◆ **Stated problem**
Copy nothing but the stretch that opens with the line containing "Recreate this image as a LaTeX" and closes with the line containing "(-0.5,-0.5) rectangle (450.5,870.5);". Keep pictures out.
** start Stored data **
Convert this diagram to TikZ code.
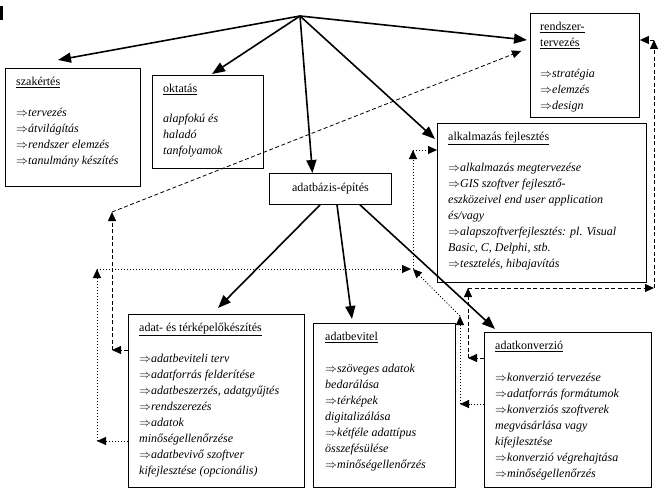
\documentclass[tikz,border=0pt]{standalone}
\usepackage{fontspec}
\setmainfont{Liberation Serif}
\usetikzlibrary{arrows.meta}
\newcommand{\itm}[1]{$\Rightarrow$\textit{#1}}

\begin{document}
\begin{tikzpicture}[x=1pt,y=-1pt,
	box/.style={draw,line width=0.9pt,inner sep=0pt,anchor=north west},
	txt/.style={anchor=north west,inner sep=0pt,align=left,font=\fontsize{12}{16}\selectfont},
	solidarr/.style={line width=1.6pt,-{Triangle[length=13pt,width=10pt]}},
	dasharr/.style={line width=0.8pt,dash pattern=on 4pt off 2.5pt,-{Triangle[length=9pt,width=8pt]}},
	dotarr/.style={line width=0.9pt,dash pattern=on 1pt off 2pt,-{Triangle[length=9pt,width=8pt]}}]
		\useasboundingbox (0,0) rectangle (663,495);
		\fill (0,6) rectangle (3,20);
		
		\node[box,minimum width=135pt,minimum height=118pt] (szak) at (5,68) {};
		\node[box,minimum width=111pt,minimum height=93pt] (okt) at (152,75) {};
		\node[box,minimum width=122pt,minimum height=31pt] (adatb) at (269,173) {};
		\node[box,minimum width=109pt,minimum height=104pt] (rendsz) at (530,13) {};
		\node[box,minimum width=209pt,minimum height=159pt] (alk) at (437,123) {};
		\node[box,minimum width=176pt,minimum height=173pt] (elok) at (128,314) {};
		\node[box,minimum width=142pt,minimum height=164pt] (bev) at (313,323) {};
		\node[box,minimum width=167pt,minimum height=155pt] (konv) at (484,332) {};
		
		\node[txt] (szak-t) at ([xshift=11pt,yshift=-9pt]szak.north west) {\underline{szakértés}\\[15pt]
			\itm{tervezés}\\ \itm{átvilágítás}\\ \itm{rendszer elemzés}\\ \itm{tanulmány készítés}};
		\node[txt] (okt-t) at ([xshift=11pt,yshift=-9pt]okt.north west) {\underline{oktatás}\\[14pt]
			\textit{alapfokú és}\\ \textit{haladó}\\ \textit{tanfolyamok}};
		\node[txt,anchor=center] (adatb-t) at (adatb.center) {adatbázis-építés};
		\node[txt] (rendsz-t) at ([xshift=10pt,yshift=-9pt]rendsz.north west) {\underline{rendszer-}\\ \underline{tervezés}\\[15pt]
			\itm{stratégia}\\ \itm{elemzés}\\ \itm{design}};
		\node[txt] (alk-t) at ([xshift=11pt,yshift=-9pt]alk.north west) {\underline{alkalmazás fejlesztés}\\[15pt]
			\itm{alkalmazás megtervezése}\\ \itm{GIS szoftver fejlesztő-}\\ \textit{eszközeivel end user application}\\
			\textit{és/vagy}\\ \itm{alapszoftverfejlesztés: pl. Visual}\\ \textit{Basic, C, Delphi, stb.}\\
			\itm{tesztelés, hibajavítás}};
		\node[txt] (elok-t) at ([xshift=11pt,yshift=-9pt]elok.north west) {\underline{adat- és térképelőkészítés}\\[15pt]
			\itm{adatbeviteli terv}\\ \itm{adatforrás felderítése}\\ \itm{adatbeszerzés, adatgyűjtés}\\
			\itm{rendszerezés}\\ \itm{adatok}\\ \textit{minőségellenőrzése}\\ \itm{adatbevivő szoftver}\\
			\textit{kifejlesztése (opcionális)}};
		\node[txt] (bev-t) at ([xshift=12pt,yshift=-9pt]bev.north west) {\underline{adatbevitel}\\[16pt]
			\itm{szöveges adatok}\\ \textit{bedarálása}\\ \itm{térképek}\\ \textit{digitalizálása}\\
			\itm{kétféle adattípus}\\ \textit{összefésülése}\\ \itm{minőségellenőrzés}};
		\node[txt] (konv-t) at ([xshift=11pt,yshift=-9pt]konv.north west) {\underline{adatkonverzió}\\[16pt]
			\itm{konverzió tervezése}\\ \itm{adatforrás formátumok}\\ \itm{konverziós szoftverek}\\
			\textit{megvásárlása vagy}\\ \textit{kifejlesztése}\\ \itm{konverzió végrehajtása}\\
			\itm{minőségellenőrzés}};
		
		\coordinate (hub) at (300,16);
		\draw[solidarr] (hub)--([xshift=53pt,yshift=8pt]szak.north west);
		\draw[solidarr] (hub)--([xshift=60pt,yshift=1pt]okt.north west);
		\draw[solidarr] (hub)--([xshift=-18pt]adatb.north);
		\draw[solidarr] (hub)--([xshift=-2pt,yshift=-16pt]alk.north west);
		\draw[solidarr] (hub)--([xshift=-3pt,yshift=-27pt]rendsz.north west);
		\draw[solidarr] ([xshift=51pt]adatb.south west)--([xshift=90pt,yshift=6pt]elok.north west);
		\draw[solidarr] ([xshift=68pt]adatb.south west)--([xshift=39pt,yshift=4pt]bev.north west);
		\draw[solidarr] ([xshift=91pt]adatb.south west)--([xshift=11pt,yshift=3pt]konv.north west);
		
		\coordinate (dA) at (112,350);
		\coordinate (dB) at (112,212);
		\coordinate (dC) at (521,51);
		\draw[dasharr] ([yshift=-36pt]elok.north west)--(dA);
		\draw[dasharr] (dA)--(dB);
		\draw[dasharr] (dB)--(dC);
		
		\coordinate (dD) at (468,358);
		\coordinate (dE) at (468,288);
		\coordinate (dF) at (654,288);
		\coordinate (dG) at (654,40);
		\draw[dasharr] ([yshift=-26pt]konv.north west)--(dD);
		\draw[dasharr] (dD)--(dE);
		\draw[dasharr] (dE)--(dF);
		\draw[dasharr] (dF)--(dG);
		\draw[dasharr] (dG)--([yshift=-27pt]rendsz.north east);
		
		\coordinate (pA) at (97,441);
		\coordinate (pB) at (97,269);
		\coordinate (pC) at (413,269);
		\coordinate (pD) at (413,150);
		\coordinate (pE) at (460,404);
		\coordinate (pF) at (460,316);
		\draw[dotarr] ([yshift=-127pt]elok.north west)--(pA);
		\draw[dotarr] (pA)--(pB);
		\draw[dotarr,shorten >=2pt] (pB)--(pC);
		\draw[dotarr] (pC)--(pD);
		\draw[dotarr] (pD)--([yshift=-27pt]alk.north west);
		\draw[dotarr] ([yshift=-72pt]konv.north west)--(pE);
		\draw[dotarr] (pE)--(pF);
		\draw[dotarr] (pF)--(pC);
	\end{tikzpicture}
\end{document}
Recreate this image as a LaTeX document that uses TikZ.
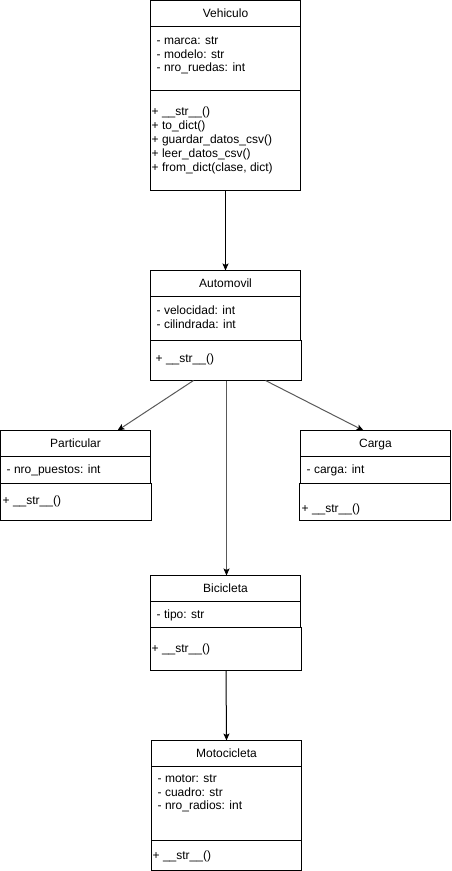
\documentclass[tikz,border=0pt]{standalone}
\usepackage{fontspec}
\setmainfont{Liberation Sans}
\usetikzlibrary{arrows.meta,positioning}
\definecolor{linegray}{HTML}{595959}

\tikzset{
  compart/.style={draw, line width=1pt, anchor=north west, minimum width=150pt,
    inner sep=0pt, outer sep=0pt},
  title/.style={compart, minimum height=26pt, text height=8pt, text depth=0pt},
  member/.style={anchor=base west, inner sep=0pt},
  inherit/.style={-{Stealth[length=7pt,width=6pt,inset=1.5pt,color=black]}, line width=1pt},
}

\begin{document}
\begin{tikzpicture}[x=1pt, y=-1pt, font=\fontsize{12}{14}\selectfont]
\useasboundingbox (-0.5,-0.5) rectangle (450.5,870.5);

% Vehiculo
\node[title] (vehT) at (150,0) {Vehiculo};
\node[compart, minimum height=64pt] (vehA) at (vehT.south west) {};
\node[compart, minimum height=100pt] (vehM) at (vehA.south west) {};
\foreach \t [count=\i] in {- marca: str, - modelo: str, - nro\_ruedas: int}
	\node[member] (vehA\i) at (156,30.5+13.5*\i) {\t};
\foreach \t [count=\i] in {+ \_\_str\_\_(), + to\_dict(), + guardar\_datos\_csv(),
		+ leer\_datos\_csv(), {+ from\_dict(clase, dict)}}
	\node[member] (vehM\i) at (151,101.5+13.8*\i) {\t};

% Automovil
\node[title] (autoT) at (150,270) {Automovil};
\node[compart, minimum height=44pt] (autoA) at (autoT.south west) {};
\node[compart, minimum height=40pt, minimum width=151pt] (autoM) at (autoA.south west) {};
\foreach \t [count=\i] in {- velocidad: int, - cilindrada: int}
	\node[member] (autoA\i) at (156,300.5+13.5*\i) {\t};
\node[member] (autoM1) at (155,362) {+ \_\_str\_\_()};

% Particular
\node[title] (partT) at (0,430) {Particular};
\node[compart, minimum height=27pt] (partA) at (partT.south west) {};
\node[compart, minimum height=37pt, minimum width=151pt] (partM) at (partA.south west) {};
\node[member] (partA1) at (6,473) {- nro\_puestos: int};
\node[member] (partM1) at (2,504) {+ \_\_str\_\_()};

% Carga
\node[title] (cargT) at (300,430) {Carga};
\node[compart, minimum height=27pt] (cargA) at (cargT.south west) {};
\node[compart, minimum height=37pt, minimum width=151pt] (cargM) at (299,483) {};
\node[member] (cargA1) at (306,473) {- carga: int};
\node[member] (cargM1) at (301,512) {+ \_\_str\_\_()};

% Bicicleta
\node[title] (biciT) at (150,575) {Bicicleta};
\node[compart, minimum height=26pt] (biciA) at (biciT.south west) {};
\node[compart, minimum height=43pt, minimum width=151pt] (biciM) at (biciA.south west) {};
\node[member] (biciA1) at (156,618) {- tipo: str};
\node[member] (biciM1) at (151,652) {+ \_\_str\_\_()};

% Motocicleta
\node[title] (motoT) at (151,740) {Motocicleta};
\node[compart, minimum height=74pt] (motoA) at (motoT.south west) {};
\node[compart, minimum height=30pt] (motoM) at (motoA.south west) {};
\foreach \t [count=\i] in {- motor: str, - cuadro: str, - nro\_radios: int}
	\node[member] (motoA\i) at (157,768.5+13.5*\i) {\t};
\node[member] (motoM1) at (152,859) {+ \_\_str\_\_()};

% herencia
\draw[inherit] (vehM.south) -- (autoT.north);
\draw[inherit, linegray] ([xshift=-32.5pt]autoM.south) -- ([xshift=42pt]partT.north);
\draw[inherit, linegray] ([xshift=39.5pt]autoM.south) -- ([xshift=-12pt]cargT.north);
\draw[inherit, linegray] ([xshift=0.5pt]autoM.south) -- ([xshift=1pt]biciT.north);
\draw[inherit] (biciM.south) -- (motoT.north);

\end{tikzpicture}
\end{document}
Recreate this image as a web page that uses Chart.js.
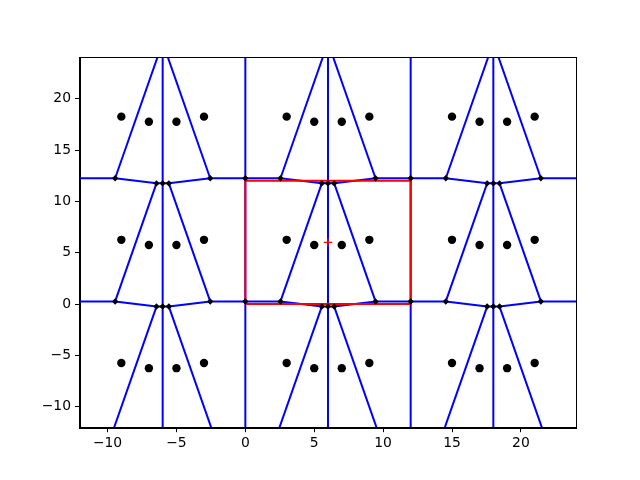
<!DOCTYPE html>
<html><head><meta charset="utf-8">
<script src="https://cdn.jsdelivr.net/npm/chart.js@4/dist/chart.umd.min.js"></script>
<style>html,body{margin:0;padding:0;background:#fff}canvas{display:block}</style>
</head><body>
<canvas id="c" width="640" height="480"></canvas>
<script>
// ---- data ----
const xTicks = [-10, -5, 0, 5, 10, 15, 20];
const yTicks = [-10, -5, 0, 5, 10, 15, 20];
const xRange = [-12, 24];
const yRange = [-12, 24];
// generator points of one periodic cell
const pointX = [3, 5, 7, 9];
const pointY = [6.25, 5.75, 5.75, 6.25];
// periodic copies (shifts of the unit cell)
const tileShifts = [-12, 0, 12];
const period = 12;
// Voronoi vertices on the boundary between two cell rows (one period)
const chainX = [0, 2.55, 5.55, 6, 6.45, 9.45];
const chainY = [0.25, 0.25, -0.25, -0.25, -0.25, 0.25];
// ridges joining chain vertex ridgeFrom[k] to vertex ridgeTo[k] of the next chain up
const ridgeFrom = [0, 1, 3, 5];
const ridgeTo   = [0, 2, 3, 4];
// unit cell box and its centre
const boxX = [0, 12, 12, 0, 0];
const boxY = [0, 0, 12, 12, 0];
const centerX = [6];
const centerY = [6];

// ---- build datasets ----
const BLUE = '#0000ff', RED = '#ff0000';
const datasets = [];

// red centre marker
datasets.push({data: centerX.map((x,i)=>({x, y:centerY[i]})), pointStyle:'cross', pointRadius:4.2,
  borderColor:RED, backgroundColor:RED, borderWidth:1.4, showLine:false, order:0, clip:false});

// generator points
const pts = [];
for (const cx of tileShifts) for (const cy of tileShifts)
  pointX.forEach((x,i)=>pts.push({x: x+cx, y: pointY[i]+cy}));
datasets.push({data: pts, pointStyle:'circle', pointRadius:4.2, backgroundColor:'#000', borderColor:'#000',
  borderWidth:0, showLine:false, order:1});

// chains and vertices
const chainShifts = tileShifts.slice(1);
const vertices = [];
const lineSegs = [];
for (const s of chainShifts) {
  const poly = [];
  for (const c of tileShifts) for (let i = 0; i < chainX.length; i++) {
    if (c === tileShifts[0] && i === 0) continue;
    poly.push({x: c + chainX[i], y: s + chainY[i]});
  }
  vertices.push(...poly);
  const first = poly[0], last = poly[poly.length-1];
  lineSegs.push([{x:first.x - period, y:first.y}, ...poly, {x:last.x + period, y:last.y}]);
}
for (const c of tileShifts) for (let k = 0; k < ridgeFrom.length; k++) {
  if (c === tileShifts[0] && ridgeFrom[k] === 0) continue;
  const i = ridgeFrom[k], j = ridgeTo[k];
  for (const r of tileShifts) {
    const x0 = c + chainX[i], y0 = r + chainY[i];
    const x1 = c + chainX[j], y1 = r + period + chainY[j];
    let a = {x:x0, y:y0}, b = {x:x1, y:y1};
    if (!chainShifts.includes(r)) a = {x: x1 - 1.5*(x1-x0), y: y1 - 1.5*(y1-y0)};
    if (!chainShifts.includes(r + period)) b = {x: x0 + 1.5*(x1-x0), y: y0 + 1.5*(y1-y0)};
    lineSegs.push([a, b]);
  }
}
datasets.push({data: vertices, pointStyle:'rectRot', pointRadius:3.2, backgroundColor:'#000', borderColor:'#000',
  borderWidth:0, showLine:false, order:2});

// red box
datasets.push({data: boxX.map((x,i)=>({x, y:boxY[i]})), showLine:true, borderColor:RED, borderWidth:2,
  pointRadius:0, order:3, clip:0});

for (const s of lineSegs)
  datasets.push({data: s, showLine:true, borderColor:BLUE, borderWidth:2, pointRadius:0, order:10, clip:0});

const fmt = v => (v < 0 ? '\u2212' + Math.abs(v) : String(v));
const tickFont = {family:'DejaVu Sans', size:13.9};

const framePlugin = {
  id:'frame',
  afterDraw(chart){
    const {ctx, chartArea:a} = chart;
    ctx.save();
    ctx.strokeStyle = '#000'; ctx.lineWidth = 1;
    ctx.strokeRect(Math.round(a.left)-0.5, Math.round(a.top)-0.5, Math.round(a.right-a.left)+1, Math.round(a.bottom-a.top)+1);
    ctx.restore();
  }
};

new Chart(document.getElementById('c'), {
  type:'scatter',
  data:{datasets},
  options:{
    responsive:false, animation:false, devicePixelRatio:1,
    layout:{padding:{left:0, top:57.6, right:64, bottom:0}},
    plugins:{legend:{display:false}, tooltip:{enabled:false}},
    elements:{line:{tension:0}},
    scales:{
      x:{type:'linear', min:xRange[0], max:xRange[1],
        afterBuildTicks: s => { s.ticks = xTicks.map(v=>({value:v})); },
        afterFit: s => { s.height = 52.8; },
        grid:{drawOnChartArea:false, drawTicks:true, tickLength:5, tickColor:'#000', tickWidth:1, color:'#000'},
        border:{display:true, color:'#000', width:1},
        ticks:{color:'#000', font:tickFont, padding:3, maxRotation:0, autoSkip:false, callback: v => fmt(v)}},
      y:{type:'linear', min:yRange[0], max:yRange[1],
        afterBuildTicks: s => { s.ticks = yTicks.map(v=>({value:v})); },
        afterFit: s => { s.width = 80; },
        grid:{drawOnChartArea:false, drawTicks:true, tickLength:5, tickColor:'#000', tickWidth:1, color:'#000'},
        border:{display:true, color:'#000', width:1},
        ticks:{color:'#000', font:tickFont, padding:4, autoSkip:false, callback: v => fmt(v)}}
    }
  },
  plugins:[framePlugin]
});
</script>
</body></html>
** end Stored data **
◆ **Solution below**
Recreate this image as a LaTeX document that uses TikZ.
\documentclass[tikz,border=0pt]{standalone}
\usepackage{fontspec}
\setmainfont{Liberation Sans}
\usetikzlibrary{arrows.meta,positioning}
\definecolor{linegray}{HTML}{595959}

\tikzset{
  compart/.style={draw, line width=1pt, anchor=north west, minimum width=150pt,
    inner sep=0pt, outer sep=0pt},
  title/.style={compart, minimum height=26pt, text height=8pt, text depth=0pt},
  member/.style={anchor=base west, inner sep=0pt},
  inherit/.style={-{Stealth[length=7pt,width=6pt,inset=1.5pt,color=black]}, line width=1pt},
}

\begin{document}
\begin{tikzpicture}[x=1pt, y=-1pt, font=\fontsize{12}{14}\selectfont]
\useasboundingbox (-0.5,-0.5) rectangle (450.5,870.5);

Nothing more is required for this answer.